Given problem → Make an exact copy of the records, with the images left out.

Dataset records →
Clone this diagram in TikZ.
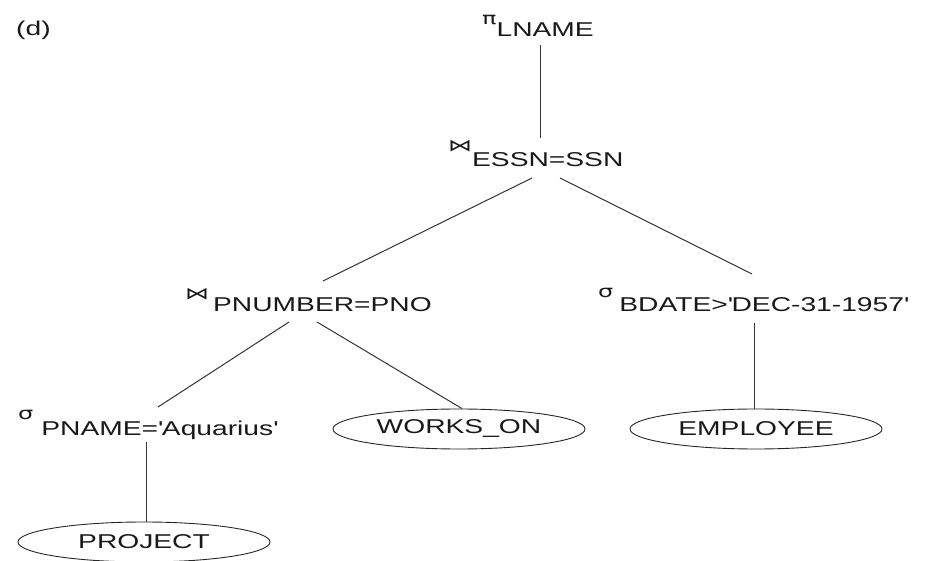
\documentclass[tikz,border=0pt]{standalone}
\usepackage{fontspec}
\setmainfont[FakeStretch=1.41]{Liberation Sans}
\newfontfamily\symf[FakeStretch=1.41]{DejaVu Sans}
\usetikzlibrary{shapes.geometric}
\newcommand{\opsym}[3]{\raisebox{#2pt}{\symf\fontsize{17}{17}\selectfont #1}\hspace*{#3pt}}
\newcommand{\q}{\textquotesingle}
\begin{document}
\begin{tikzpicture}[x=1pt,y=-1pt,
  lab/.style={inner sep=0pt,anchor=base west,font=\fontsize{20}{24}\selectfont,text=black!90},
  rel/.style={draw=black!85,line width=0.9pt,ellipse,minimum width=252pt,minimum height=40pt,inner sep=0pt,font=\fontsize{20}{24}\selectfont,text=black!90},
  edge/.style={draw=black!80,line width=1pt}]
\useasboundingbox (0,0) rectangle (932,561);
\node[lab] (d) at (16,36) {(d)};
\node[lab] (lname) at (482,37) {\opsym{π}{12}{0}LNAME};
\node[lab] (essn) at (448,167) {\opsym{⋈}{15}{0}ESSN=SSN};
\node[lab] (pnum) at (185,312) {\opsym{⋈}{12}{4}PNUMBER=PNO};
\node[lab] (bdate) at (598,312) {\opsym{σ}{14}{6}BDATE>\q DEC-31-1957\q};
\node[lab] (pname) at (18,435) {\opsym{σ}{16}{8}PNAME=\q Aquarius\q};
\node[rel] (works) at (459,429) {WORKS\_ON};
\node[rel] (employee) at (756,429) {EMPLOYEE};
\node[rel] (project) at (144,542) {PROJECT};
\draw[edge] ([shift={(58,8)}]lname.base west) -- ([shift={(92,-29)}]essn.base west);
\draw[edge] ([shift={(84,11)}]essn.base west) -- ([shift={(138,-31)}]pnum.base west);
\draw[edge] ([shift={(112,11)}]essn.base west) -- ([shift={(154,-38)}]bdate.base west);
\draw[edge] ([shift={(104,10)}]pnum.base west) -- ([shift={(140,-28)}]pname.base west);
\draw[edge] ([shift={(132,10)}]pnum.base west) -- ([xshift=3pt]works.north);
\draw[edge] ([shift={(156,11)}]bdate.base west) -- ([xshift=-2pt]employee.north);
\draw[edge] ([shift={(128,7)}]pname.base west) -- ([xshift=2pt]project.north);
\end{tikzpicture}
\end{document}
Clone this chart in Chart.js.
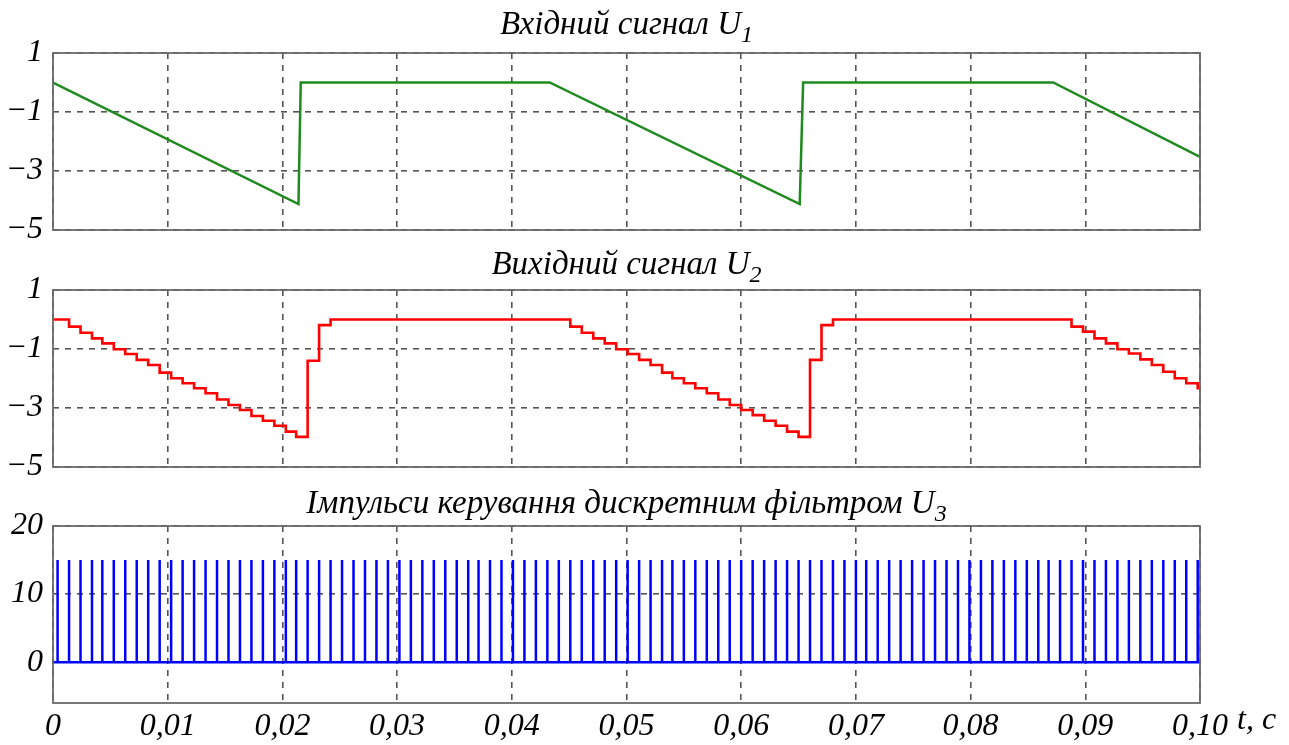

Finished answer →
Clone this diagram in TikZ.
\documentclass[tikz,border=0pt]{standalone}
\usepackage{fontspec}
\setmainfont[FakeStretch=1.41]{Liberation Sans}
\newfontfamily\symf[FakeStretch=1.41]{DejaVu Sans}
\usetikzlibrary{shapes.geometric}
\newcommand{\opsym}[3]{\raisebox{#2pt}{\symf\fontsize{17}{17}\selectfont #1}\hspace*{#3pt}}
\newcommand{\q}{\textquotesingle}
\begin{document}
\begin{tikzpicture}[x=1pt,y=-1pt,
  lab/.style={inner sep=0pt,anchor=base west,font=\fontsize{20}{24}\selectfont,text=black!90},
  rel/.style={draw=black!85,line width=0.9pt,ellipse,minimum width=252pt,minimum height=40pt,inner sep=0pt,font=\fontsize{20}{24}\selectfont,text=black!90},
  edge/.style={draw=black!80,line width=1pt}]
\useasboundingbox (0,0) rectangle (932,561);
\node[lab] (d) at (16,36) {(d)};
\node[lab] (lname) at (482,37) {\opsym{π}{12}{0}LNAME};
\node[lab] (essn) at (448,167) {\opsym{⋈}{15}{0}ESSN=SSN};
\node[lab] (pnum) at (185,312) {\opsym{⋈}{12}{4}PNUMBER=PNO};
\node[lab] (bdate) at (598,312) {\opsym{σ}{14}{6}BDATE>\q DEC-31-1957\q};
\node[lab] (pname) at (18,435) {\opsym{σ}{16}{8}PNAME=\q Aquarius\q};
\node[rel] (works) at (459,429) {WORKS\_ON};
\node[rel] (employee) at (756,429) {EMPLOYEE};
\node[rel] (project) at (144,542) {PROJECT};
\draw[edge] ([shift={(58,8)}]lname.base west) -- ([shift={(92,-29)}]essn.base west);
\draw[edge] ([shift={(84,11)}]essn.base west) -- ([shift={(138,-31)}]pnum.base west);
\draw[edge] ([shift={(112,11)}]essn.base west) -- ([shift={(154,-38)}]bdate.base west);
\draw[edge] ([shift={(104,10)}]pnum.base west) -- ([shift={(140,-28)}]pname.base west);
\draw[edge] ([shift={(132,10)}]pnum.base west) -- ([xshift=3pt]works.north);
\draw[edge] ([shift={(156,11)}]bdate.base west) -- ([xshift=-2pt]employee.north);
\draw[edge] ([shift={(128,7)}]pname.base west) -- ([xshift=2pt]project.north);
\end{tikzpicture}
\end{document}
Clone this chart in Chart.js.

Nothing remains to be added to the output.